10/15/21

Sunken Secrets: "Death Dives Deep" (1959) by Robert Arthur (writing as "Brett Halliday")

Back in June, I read Murder and the Married Virgin (1944) by "Brett Halliday," a pseudonym of Davis Dresser, which came recommended to me as hard-paced locked room mystery and introduced to Halliday's private eye, Michael "Mike" Shayne – a hardboiled counterpart to Ellery Queen. A series with distinctively different periods and localities, a monthly short story magazine and eventually a who's who of ghostwriters. 

Murder and the Married Virgin was as solid as a punch to the face and invited further investigation, which added several impossible crimes and a potentially interesting-looking World War II mystery to the big pile. But what really caught my attention was a short story by one of Halliday's well-known ghostwriters. A beloved writer around these parts of the internet with a legacy of his own. 

Robert Arthur was a pulp and mystery writer who famously created a radio anthology series, The Mysterious Traveler, but most readers today will remember him as the creator and first author of The Three Investigator series – producing ten novels before passing away in 1969. But his dalliance with the juvenile mystery novel represents only a small portion of his output. Arthur mainly wrote short stories that were published in everything from Amazing Stories and Black Mask to Ellery Queen's Mystery Magazine and The Magazine of Fantasy and Science Fiction.

During the late 1950s and early '60s, Arthur wrote two short Mike Shayne stories under the Halliday name. One of the stories sounded like it could belong with Allan R. Bosworth's Full Crash Dive (1942), Charles Forsythe's Diving Death (1962), Micki Browning's Adrift (2017) and Joseph Commings' short story "Bones for Davy Jones" (1953) to that rare subcategory of detective stories with submerged setting. So let's walk the plank and find out. 

"Death Dives Deep" was first published in the January, 1959, issue of Mike Shayne Mystery Magazine and collected in Mike Shayne's Torrid Twelve (1961).

Mike Shayne, "tough as raw leather" and "not afraid of cops or crooks," is asked by Sandra Ames to undertake a job where he has two employers and "must keep an eye on both" to "see that one doesn't try to double-cross the other" – something "umpires do it every day of the baseball season." So he has no particular objections and deduces that his second employer is Captain Tod Tolliver. Shayne received a package that afternoon with an old, worn Spanish gold coin minted in 1670 and a note telling that "there's more where this came from." Before he can meet his second employer and get to work, Shayne is knocked unconscious and Captain Tolliver is kidnapped from his office by two thugs.

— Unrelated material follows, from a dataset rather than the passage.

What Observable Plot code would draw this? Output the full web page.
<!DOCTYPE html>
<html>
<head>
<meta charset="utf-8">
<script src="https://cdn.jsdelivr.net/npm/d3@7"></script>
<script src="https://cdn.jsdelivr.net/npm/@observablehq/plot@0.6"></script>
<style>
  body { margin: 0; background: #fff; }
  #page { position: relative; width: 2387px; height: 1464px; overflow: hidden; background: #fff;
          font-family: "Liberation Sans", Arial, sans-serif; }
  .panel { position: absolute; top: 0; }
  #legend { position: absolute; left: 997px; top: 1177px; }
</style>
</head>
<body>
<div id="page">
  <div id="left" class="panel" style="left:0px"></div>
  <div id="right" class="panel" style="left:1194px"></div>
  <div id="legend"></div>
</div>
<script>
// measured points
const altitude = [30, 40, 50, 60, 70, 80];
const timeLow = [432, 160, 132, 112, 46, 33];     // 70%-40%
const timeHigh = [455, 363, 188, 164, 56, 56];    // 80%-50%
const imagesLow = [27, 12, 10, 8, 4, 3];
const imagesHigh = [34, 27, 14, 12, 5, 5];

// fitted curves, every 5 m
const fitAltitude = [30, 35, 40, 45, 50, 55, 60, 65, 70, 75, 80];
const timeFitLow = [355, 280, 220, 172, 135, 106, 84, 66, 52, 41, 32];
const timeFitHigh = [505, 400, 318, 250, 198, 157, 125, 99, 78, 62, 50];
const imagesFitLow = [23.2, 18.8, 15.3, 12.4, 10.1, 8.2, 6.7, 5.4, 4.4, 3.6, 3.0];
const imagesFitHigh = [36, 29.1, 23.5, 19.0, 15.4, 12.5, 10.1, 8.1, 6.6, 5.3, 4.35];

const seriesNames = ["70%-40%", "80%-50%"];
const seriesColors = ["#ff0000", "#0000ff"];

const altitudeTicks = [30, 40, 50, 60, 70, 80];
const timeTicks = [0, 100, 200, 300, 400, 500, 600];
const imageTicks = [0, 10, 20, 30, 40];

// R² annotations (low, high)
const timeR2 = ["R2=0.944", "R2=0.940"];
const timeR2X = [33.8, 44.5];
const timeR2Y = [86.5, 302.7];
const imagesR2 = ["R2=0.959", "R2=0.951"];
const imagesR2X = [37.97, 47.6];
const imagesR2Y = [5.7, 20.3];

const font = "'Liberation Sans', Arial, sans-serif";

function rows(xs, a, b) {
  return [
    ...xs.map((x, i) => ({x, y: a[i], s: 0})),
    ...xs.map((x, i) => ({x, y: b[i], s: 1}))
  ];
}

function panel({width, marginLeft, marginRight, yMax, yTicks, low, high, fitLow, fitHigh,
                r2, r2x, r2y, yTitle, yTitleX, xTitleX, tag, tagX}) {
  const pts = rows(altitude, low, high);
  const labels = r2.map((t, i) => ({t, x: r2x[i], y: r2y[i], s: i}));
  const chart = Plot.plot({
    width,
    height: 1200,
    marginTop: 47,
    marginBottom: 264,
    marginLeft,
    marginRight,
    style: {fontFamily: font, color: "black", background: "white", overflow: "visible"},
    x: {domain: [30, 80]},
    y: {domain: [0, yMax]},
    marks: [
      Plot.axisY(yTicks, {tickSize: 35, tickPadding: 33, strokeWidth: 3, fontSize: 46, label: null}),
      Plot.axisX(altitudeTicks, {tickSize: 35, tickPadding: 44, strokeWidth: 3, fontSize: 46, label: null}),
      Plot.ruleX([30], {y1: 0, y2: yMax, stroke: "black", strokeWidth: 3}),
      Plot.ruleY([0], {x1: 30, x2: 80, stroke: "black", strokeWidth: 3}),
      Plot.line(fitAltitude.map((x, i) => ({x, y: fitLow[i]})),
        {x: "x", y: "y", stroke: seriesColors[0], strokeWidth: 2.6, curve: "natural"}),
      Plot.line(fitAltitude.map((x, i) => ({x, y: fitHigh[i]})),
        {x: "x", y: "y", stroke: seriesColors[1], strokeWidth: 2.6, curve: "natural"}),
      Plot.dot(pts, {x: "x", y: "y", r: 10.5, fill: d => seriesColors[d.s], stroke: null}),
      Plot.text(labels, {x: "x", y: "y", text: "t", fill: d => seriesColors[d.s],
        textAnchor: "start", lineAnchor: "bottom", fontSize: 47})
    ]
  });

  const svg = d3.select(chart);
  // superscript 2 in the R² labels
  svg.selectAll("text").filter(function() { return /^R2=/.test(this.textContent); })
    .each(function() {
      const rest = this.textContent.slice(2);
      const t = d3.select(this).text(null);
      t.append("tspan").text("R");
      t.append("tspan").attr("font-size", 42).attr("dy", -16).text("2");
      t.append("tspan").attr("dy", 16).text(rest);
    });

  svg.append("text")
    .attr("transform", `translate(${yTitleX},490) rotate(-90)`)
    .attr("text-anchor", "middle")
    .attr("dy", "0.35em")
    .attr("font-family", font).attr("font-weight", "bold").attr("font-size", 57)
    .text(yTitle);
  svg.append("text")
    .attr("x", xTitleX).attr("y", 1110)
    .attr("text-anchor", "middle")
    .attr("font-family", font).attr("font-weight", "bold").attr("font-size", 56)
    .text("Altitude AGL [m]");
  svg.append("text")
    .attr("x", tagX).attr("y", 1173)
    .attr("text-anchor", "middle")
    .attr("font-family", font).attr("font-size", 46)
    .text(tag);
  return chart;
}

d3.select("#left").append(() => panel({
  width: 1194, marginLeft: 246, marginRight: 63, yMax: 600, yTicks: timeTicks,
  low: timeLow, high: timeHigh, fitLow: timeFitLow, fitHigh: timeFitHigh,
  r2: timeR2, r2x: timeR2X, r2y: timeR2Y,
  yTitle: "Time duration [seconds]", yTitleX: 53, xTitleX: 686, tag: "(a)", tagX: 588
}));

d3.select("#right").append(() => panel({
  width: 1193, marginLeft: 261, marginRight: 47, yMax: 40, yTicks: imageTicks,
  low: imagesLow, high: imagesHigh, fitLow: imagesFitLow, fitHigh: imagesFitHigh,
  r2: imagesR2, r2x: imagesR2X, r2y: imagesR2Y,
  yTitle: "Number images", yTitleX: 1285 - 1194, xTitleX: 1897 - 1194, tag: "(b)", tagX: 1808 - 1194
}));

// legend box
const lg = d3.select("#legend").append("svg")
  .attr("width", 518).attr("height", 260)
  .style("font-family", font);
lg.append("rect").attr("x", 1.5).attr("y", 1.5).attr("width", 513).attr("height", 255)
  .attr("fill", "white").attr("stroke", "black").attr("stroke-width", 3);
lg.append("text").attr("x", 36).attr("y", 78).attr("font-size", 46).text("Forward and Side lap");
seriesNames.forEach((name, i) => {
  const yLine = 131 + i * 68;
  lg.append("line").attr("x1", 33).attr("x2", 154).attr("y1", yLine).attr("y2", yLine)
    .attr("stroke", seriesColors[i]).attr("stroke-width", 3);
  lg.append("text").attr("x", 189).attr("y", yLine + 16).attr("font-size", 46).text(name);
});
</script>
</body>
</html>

This is where the narrative begins to twist and turn like the Queen of Hearts maze with body around every corner. Seven in total! So you're never quite sure what to expect or what kind of detective story you're actually reading. Early on in the story, I began to suspect "Death Dives Deep" was cleverly played con-game with a hidden, quasi-impossible crime, but it didn't turn out to be one of those hard-hitting, cerebral private eye stories. Just a very well written piece of hardboiled pulp fiction and enjoyed it very much.

I particularly liked the treasure hunt and what, exactly, lay hidden on the seabed. Is it an old Spanish ship with "a strong room full of treasure" collected from all over South America or something more recently? And while the entire story takes place on the surface, the diving expedition is aptly incorporated into the plot and briefly turned the story into survival thriller when Shayne is stuck on a raft in the open ocean. Another point of interest is that, early on in the story, Shayne has a beauty parlor girl, named Ireneabelle, who is linked to the kidnappers and he calls another woman with her own beauty shop – requesting her call all her friends in the business and ask them. If they don't know, she has to ask them each to call five friends and keep the ball rolling until she's located. This is the exact same "Ghost-to-Ghost Hookup" system Jupe, Pete and Bob would go on to employ in The Three Investigators series (e.g. Arthur's The Mystery of the Whispering Mummy, 1965).

So, all in all, "Death Dives Deep" is an engaging, hardboiled private eye story with some good action scenes (the helicopter!) and an excellently used backdrop, which once again made me understand why so many people are fascinated by the figure of the tough private eye figure. I remember someone compared the private eye to comic book superheroes who matured and lost their cape, but stubbornly continued to try to do something good in a hard, crime-ridden world where it's practically impossible to keep your hands entirely clean. Sometimes it seems pointless, but characters like Shayne continue to try to do right thing and restore some good to the world. No matter how many times they get knocked out or crack a knuckle. Arthur's "Death Dives Deep" is a good example where a lot of bad things have to happen before a little good can come out of it.